When the Central Pacific was organized Strobridge became manager of construction, in charge of everything except the department of bridges and buildings, which was under Arthur Brown.
——The Chinamen never learned to love their Anglo-Saxon overseer. Strobridge was forever rushing them and when a missed hole in a blast at Bloomer Cut caused him to lose an eye the Chinaman said rather regretfully, "Ole
man shoot 'em one eye; why no shoot 'em two?"
——Before the road was one year old a very young man entered the freight department and soon became the greatest expert of his generation. He had been in the army as clerk for his father who was quartermaster of Garfield's regiment, the 42nd Ohio. Mr. Huntington introduced him as "John C. Stubbs, an infant prodigy on traffic." He organized a campaign that literally transferred the ocean freight from the clipper ships around Cape Horn to the cars of the overland railroads. He became traffic director for all the Harriman lines and retired after over forty years of activity. He has (1920) returned to his birthplace in Ohio and says that the only connection now with traffic is to sit on his back fence and watch the Erie go by.
——In the fall of 1866 the snow was very heavy, inquiries convinced the management that the road could not be kept open by any ordinary means. The Sierra Nevada mountains are in a belt that receive one of the heaviest snowfalls on the globe, seventy feet and even more having been known. It was decided to build sheds over the track in exposed places and in the summer of 1867 Arthur Brown planned a system nearly forty miles long. Sawed lumber could not be had in sufficient quantities, so round and hewn timbers were used, the whole work costing two million dollars. Brown was a genius in his line. He built all the bridges, stations, water tanks, snow sheds, section houses, the Oakland terminals, the Stanford, Crocker and Hopkins mansions in San Francisco; and put up the famous Del Monte Hotel ready for occupancy in 90 days. He had full command and not even the general manager of the road could order over a hundred dollars worth of work in improvements without his approval.
——One of the first locomotive engineers lost his life in a wreck at Auburn. His infant son was adopted by Uncle Mark Hopkins and his wife, who gave him all the advantages that belong to wealth and station, so that today (1920) he is one of San Francisco's eminent citizens.
——Another case was a large land deal in which I played a small part. Mr. Crocker had financed a stock range at Promontory, for his son and two associates. They very much desired a tract of over a hundred thousand acres of pasture in the company's grant adjoining theirs. Mr. Crocker parlayed with Governor Stanford over it, off and on for several years, but they failed to agree. One day as they chanced to meet Mr. Crocker brough the subject up, asking for a price. When Stanford did not name one Crocker said "Send some one to examine it and let us buy it." The Governor said "All right, suppose we send Fulton out." Crocker said, "All right again. Whatever Fulton says it is worth we will give." The Governor responded, "Whatever Fulton says it is worth we will take," and they did.
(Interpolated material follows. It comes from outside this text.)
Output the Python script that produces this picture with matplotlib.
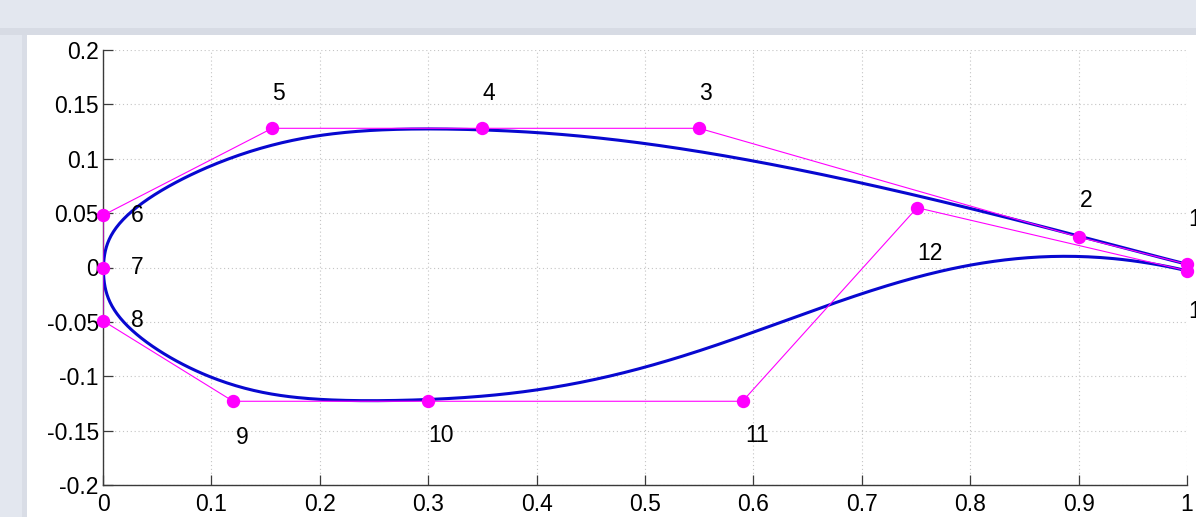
import numpy as np
import matplotlib.pyplot as plt
from matplotlib.patches import Rectangle
from matplotlib.ticker import FixedLocator, FuncFormatter

plt.rcParams['font.family'] = ['Liberation Sans', 'DejaVu Sans']
plt.rcParams['axes.unicode_minus'] = False

# control polygon of the airfoil (trailing edge -> upper -> leading edge -> lower -> trailing edge)
ctrl_x = [1.0, 0.9, 0.55, 0.35, 0.156, 0.0, 0.0, 0.0, 0.12, 0.30, 0.59, 0.751, 1.0]
ctrl_y = [0.003, 0.028, 0.128, 0.128, 0.128, 0.048, 0.0, -0.049, -0.123, -0.123, -0.123, 0.055, -0.003]
point_ids = list(range(1, 14))
spline_degree = 4

x_ticks = [0, 0.1, 0.2, 0.3, 0.4, 0.5, 0.6, 0.7, 0.8, 0.9, 1]
y_ticks = [-0.2, -0.15, -0.1, -0.05, 0, 0.05, 0.1, 0.15, 0.2]

# label offsets in pixels (dx, dy) from each control point
label_offsets = [(1, 45), (1, 37), (0, 35), (0, 35), (0, 35), (28, 0), (28, 0), (28, 0),
                 (3, -36), (0, -34), (3, -34), (0, -46), (1, -41)]


def bspline_basis(knots, degree, t):
    m = len(knots) - 1
    N = np.zeros((len(t), m))
    for i in range(m):
        N[:, i] = (knots[i] <= t) & (t < knots[i + 1])
    last = np.max(np.nonzero(knots < knots[-1]))
    N[t == knots[-1], last] = 1.0
    for k in range(1, degree + 1):
        Nk = np.zeros((len(t), m - k))
        for i in range(m - k):
            d1 = knots[i + k] - knots[i]
            d2 = knots[i + k + 1] - knots[i + 1]
            a = (t - knots[i]) / d1 * N[:, i] if d1 > 0 else 0.0
            b = (knots[i + k + 1] - t) / d2 * N[:, i + 1] if d2 > 0 else 0.0
            Nk[:, i] = a + b
        N = Nk
    return N


def clamped_bspline(px, py, degree=3, num=800):
    # knots averaged from chord-length parameters of the control polygon
    P = np.column_stack([px, py])
    n = len(P)
    seg = np.linalg.norm(np.diff(P, axis=0), axis=1)
    u = np.concatenate([[0.0], np.cumsum(seg)]) / seg.sum()
    inner = [0.0] + [np.mean(u[j:j + degree]) for j in range(1, n - degree)] + [1.0]
    knots = np.concatenate([np.zeros(degree), inner, np.ones(degree)])
    t = np.linspace(0, 1, num)
    N = bspline_basis(knots, degree, t)
    C = N @ P
    return C[:, 0], C[:, 1]


curve_x, curve_y = clamped_bspline(ctrl_x, ctrl_y, degree=spline_degree)

W, H = 1196, 517
fig = plt.figure(figsize=(W / 100, H / 100), dpi=100, facecolor='#e3e7ef')

# window chrome behind the plot
for rect, col in [(((0, (H - 35) / H), 1, 7 / H), '#d7dbe4'),
                  (((22 / W, 0), 5 / W, (H - 35) / H), '#d9dde6'),
                  (((27 / W, 0), 1, (H - 35) / H), 'white')]:
    fig.patches.append(Rectangle(*rect, transform=fig.transFigure,
                                 facecolor=col, edgecolor='none', zorder=-10))

ax = fig.add_axes([103 / W, 32 / H, 1084 / W, 435 / H])
ax.set_zorder(5)
ax.set_facecolor('none')

ax.plot(curve_x, curve_y, color='#0808d0', linewidth=2.2, zorder=3)
ax.plot(ctrl_x, ctrl_y, color='#ff00ff', linewidth=0.8, zorder=4)
ax.plot(ctrl_x, ctrl_y, linestyle='none', marker='o', markersize=8.6,
        markerfacecolor='#ff00ff', markeredgecolor='#ff00ff', zorder=5, clip_on=False)

for pid, px, py, off in zip(point_ids, ctrl_x, ctrl_y, label_offsets):
    ax.annotate(str(pid), (px, py), xytext=off, textcoords='offset pixels',
                ha='left', va='center', fontsize=16.5, color='black',
                annotation_clip=False, zorder=6)

ax.set_xlim(0, 1)
ax.set_ylim(-0.2, 0.2)
ax.xaxis.set_major_locator(FixedLocator(x_ticks))
ax.yaxis.set_major_locator(FixedLocator(y_ticks))
fmt = FuncFormatter(lambda v, _: '%g' % round(v, 4))
ax.xaxis.set_major_formatter(fmt)
ax.yaxis.set_major_formatter(fmt)

ax.grid(True, color='#c4c4c4', linestyle=(0, (1, 2.5)), linewidth=0.8)
ax.set_axisbelow(True)
for side in ('top', 'right'):
    ax.spines[side].set_visible(False)
for side in ('left', 'bottom'):
    ax.spines[side].set_color('#3a3a3a')
    ax.spines[side].set_linewidth(1.0)

ax.tick_params(direction='in', length=7, width=0.9, color='#3a3a3a', labelsize=16.5)
ax.tick_params(axis='x', pad=6)
ax.tick_params(axis='y', pad=3)

fig.savefig('out.png', dpi=100, facecolor=fig.get_facecolor())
——The man selected to administer the Company's land grant forty miles wide and seven hundred and forty-four miles long, was B. B. Redding, one of the wisest and best of men. He was a pioneer and served as Secretary of the State of California while Stanford was Governor. He became the prophet of the lunch table, always listened to with delight.
——(speaking of the men who founded the CP) James Bailey, a jeweler in Sacramento, was the richest of the whole party and it was he who had financed Judah up to that time. Marsh lived in Nevada City where he had interests in mines and water companies. Lew Booth, who had a large grocery store on J Street, Sacramento, was a cousin of Newton Booth, who later became Governor of California and U. S. Senator.
——Judah sailed from Sacramento on October 10, 1861, for the city of Washington to secure government aid for the proposed railroad, taking James Bailey with him.
——Returning to California in August, 1862, Judah went immediately to work making careful surveys for the road. And now in this year of 1920, the sole survivor of this party is Benjamin Franklin Leete, whom I have known intimately for many years and who has given me free access to his library containing pamphlets and papers, maps and records of the most interesting character. For the last fifty years he has made his home in Reno and now at the age of ninety recalls Mr. Judah perfectly, whom he describes as a very slight man not over five-feet-five or six and never weighing a hundred and fifty pounds. The two men were friends in their youth, working on adjoining divisions of the New York Central Railroad. Leete specialized on bridges and has some notable structures to his credit.
——When the general offices were moved from Sacramento to San Francisco (1874) one fine room was set apart for a private mess or dining room and thirty or forty places were filled by heads of departments, their assistants and occasional visitors; a genial company of experts in many lines. Almost any subject might be talked of without reserve and sometimes the freedom was startling. Governor Stanford occupied the seat at the head of the table when present, and questions of grave importance were ventilated as often as light ones. The merest chance seemed to turn the conversation and one day Mr. Huntington told how he headed off Jay Gould's attempt to parallel the Central Pacific from Ogden to San Francisco. As he described it there was a battle royal from start to finish. Sitting not far away I said "Mr. Huntington, you ought to write a book." Very good naturedly he said, "There are a good many things it woud not do to put in a book." Gould often declared that he would not visit California until he could ride across the continent on his own rails. He never visited California. In the contest between the Pennsylvania Company and the Southern Pacific for control of the route to New Orleans, Vice President Scott's health gave way and an intimate friend said to Mr. Huntington, "You are killing Tom Scott." "You are mistaken," was the answer. "Scott is velvet, while I am gunnysack. He will die and I will live, but I am not killing him." Once he told of standing with Mr. Crocker at the Summit, looking down across the cliffs at Donner Lake, a thousand feet below and up at the cliffs towering above. That lower level must be reached with the track, and it looked like an impossibility. Huntington said, "I'll tell you what we'll do, Crocker; we will build an enormous elevator right here and run the trains up and down by it." "Oh Lord, said Crocker, "it cannot be done." The level was finally reached by cutting a shelf in the face of the granite cliffs on which the rails were laid.